There are moments in life that are overshadowed by accidents, hardship or other unforeseen events. Just when you find yourself on the verge of a breakthrough, something beyond your control breaks your momentum. Unfortunately, most people never regain this mojo, quickly disappearing. As time goes by, priorities often change due to new responsibilities. Thus, as the days of your youth fly by, now in my rear view mirror, time matters.
Remember [earnestly] also your Creator [that you are not your own, but His property now] in the days of your youth, before the evil days come or the years draw near when you will say [of physical pleasures], I have no enjoyment in them—2 Before the sun and the light and the moon and the stars are darkened [sight is impaired], and the clouds [of depression] return after the rain [of tears]; Ecclesiastes 12:1-2.
The most quoted chapter, Ecclesiastes 3, points to the concept that there is a season and time for every matter and purpose. In the 1984 film Footloose, Kevin Bacon plays a high school senior, Ren who fights city hall to restore dancing so that a class prom can be held. Ren’s girlfriend Ariel played by Lori Singer, gives him a series of Bible verses as the pastor’s daughter. The force that drives Bacon’s character is the belief that “this is our time.”

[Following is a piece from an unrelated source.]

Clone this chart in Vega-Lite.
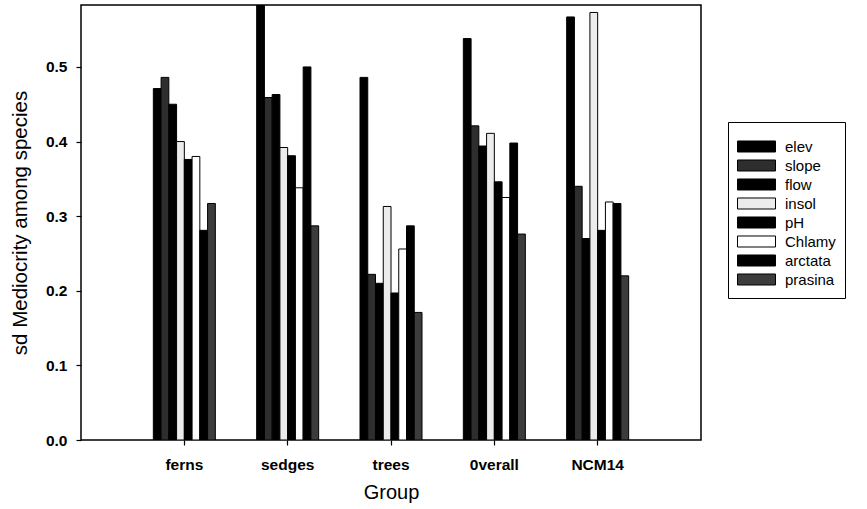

In the day when the keepers of the house [the hands and the arms] tremble, and the strong men [the feet and the knees] bow themselves, and the grinders [the molar teeth] cease because they are few, and those who look out of the windows [the eyes] are darkened; 4 When the doors [the lips] are shut in the streets and the sound of the grinding [of the teeth] is low, and one rises up at the voice of a bird and the crowing of a cock, and all the daughters of music [the voice and the ear] are brought low; Ecclesiastes 12:3-4.

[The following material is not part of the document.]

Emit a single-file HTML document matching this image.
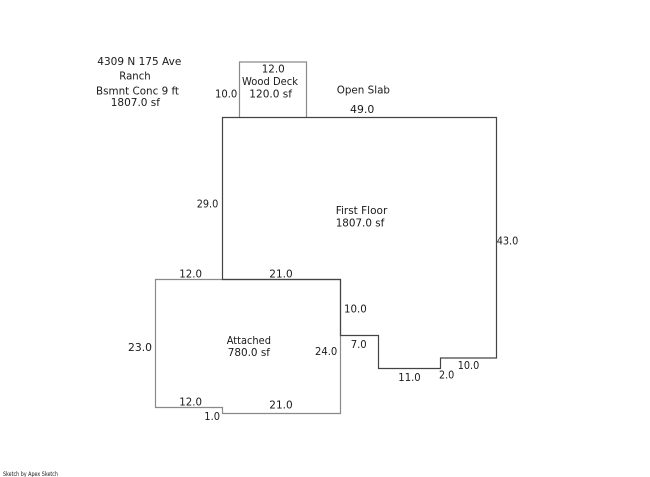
<!DOCTYPE html>
<html>
<head>
<meta charset="utf-8">
<style>
html,body{margin:0;padding:0;background:#fff;}
svg{display:block;}
text{font-family:"DejaVu Sans","Liberation Sans",sans-serif;font-size:11px;fill:#1a1a1a;}
</style>
</head>
<body>
<svg width="650" height="477" viewBox="0 0 650 477" xmlns="http://www.w3.org/2000/svg">
<rect width="650" height="477" fill="#fff"/>
<!-- Wood deck -->
<polyline points="239.5,117 239.5,62 306.5,62 306.5,117" fill="none" stroke="#8a8a8a" stroke-width="1.2"/>
<!-- Attached -->
<polygon points="155.5,279.5 340.5,279.5 340.5,413.5 222.5,413.5 222.5,407.5 155.5,407.5" fill="none" stroke="#8a8a8a" stroke-width="1.2"/>
<!-- First floor -->
<polygon points="222.5,117.5 496.5,117.5 496.5,358 440.5,358 440.5,368.5 378.5,368.5 378.5,335.5 340.5,335.5 340.5,279.5 222.5,279.5" fill="none" stroke="#444" stroke-width="1.2"/>

<!-- header text -->
<text x="97.3" y="65" textLength="84" lengthAdjust="spacingAndGlyphs">4309 N 175 Ave</text>
<text x="119.3" y="79.5" textLength="31.4" lengthAdjust="spacingAndGlyphs">Ranch</text>
<text x="96" y="94.5" textLength="83" lengthAdjust="spacingAndGlyphs">Bsmnt Conc 9 ft</text>
<text x="110.7" y="106" textLength="49.3" lengthAdjust="spacingAndGlyphs">1807.0 sf</text>

<!-- deck labels -->
<text x="261.7" y="72.7" textLength="23" lengthAdjust="spacingAndGlyphs">12.0</text>
<text x="242" y="85" textLength="56" lengthAdjust="spacingAndGlyphs">Wood Deck</text>
<text x="249.3" y="97.3" textLength="42.7" lengthAdjust="spacingAndGlyphs">120.0 sf</text>
<text x="215" y="97.3" textLength="22.3" lengthAdjust="spacingAndGlyphs">10.0</text>

<text x="336.7" y="93.7" textLength="53.3" lengthAdjust="spacingAndGlyphs">Open Slab</text>
<text x="350" y="113" textLength="24.3" lengthAdjust="spacingAndGlyphs">49.0</text>

<text x="196.7" y="207.7" textLength="21.6" lengthAdjust="spacingAndGlyphs">29.0</text>
<text x="335.7" y="214" textLength="51.6" lengthAdjust="spacingAndGlyphs">First Floor</text>
<text x="335.7" y="226.7" textLength="48.6" lengthAdjust="spacingAndGlyphs">1807.0 sf</text>
<text x="496.7" y="244.3" textLength="21.6" lengthAdjust="spacingAndGlyphs">43.0</text>

<!-- attached labels -->
<text x="179.3" y="277.3" textLength="22.7" lengthAdjust="spacingAndGlyphs">12.0</text>
<text x="269.3" y="277.7" textLength="23.4" lengthAdjust="spacingAndGlyphs">21.0</text>
<text x="344" y="312.7" textLength="22.7" lengthAdjust="spacingAndGlyphs">10.0</text>
<text x="128" y="351" textLength="24" lengthAdjust="spacingAndGlyphs">23.0</text>
<text x="226.7" y="344" textLength="44.3" lengthAdjust="spacingAndGlyphs">Attached</text>
<text x="227.7" y="356" textLength="42.3" lengthAdjust="spacingAndGlyphs">780.0 sf</text>
<text x="315" y="355" textLength="22.3" lengthAdjust="spacingAndGlyphs">24.0</text>
<text x="350.7" y="348" textLength="16" lengthAdjust="spacingAndGlyphs">7.0</text>
<text x="179.3" y="405.7" textLength="22.7" lengthAdjust="spacingAndGlyphs">12.0</text>
<text x="269.3" y="408.7" textLength="23.4" lengthAdjust="spacingAndGlyphs">21.0</text>
<text x="204.3" y="420" textLength="15.7" lengthAdjust="spacingAndGlyphs">1.0</text>

<text x="398.3" y="381" textLength="22.4" lengthAdjust="spacingAndGlyphs">11.0</text>
<text x="439" y="378.7" textLength="15.3" lengthAdjust="spacingAndGlyphs">2.0</text>
<text x="457.7" y="369" textLength="21.6" lengthAdjust="spacingAndGlyphs">10.0</text>

<text x="3" y="476" style="font-size:6px" textLength="55" lengthAdjust="spacingAndGlyphs">Sketch by Apex Sketch</text>
</svg>
</body>
</html>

In the passage above, King Solomon uses a series of symbols to illustrate how time flies by on earth. The days of your youth end in a flash, like a twinkling of your eyes. Perhaps this explains the origin of carpe diem, found in book 1 of the Roman poet Horace’s work Odes. While this Latin phrase literally means “pluck the day,” Horace’s goal was to seize the moment before time slips away. Since time matters, make sure you seize each day the Lord gives you on earth, making the most of the opportunity to live.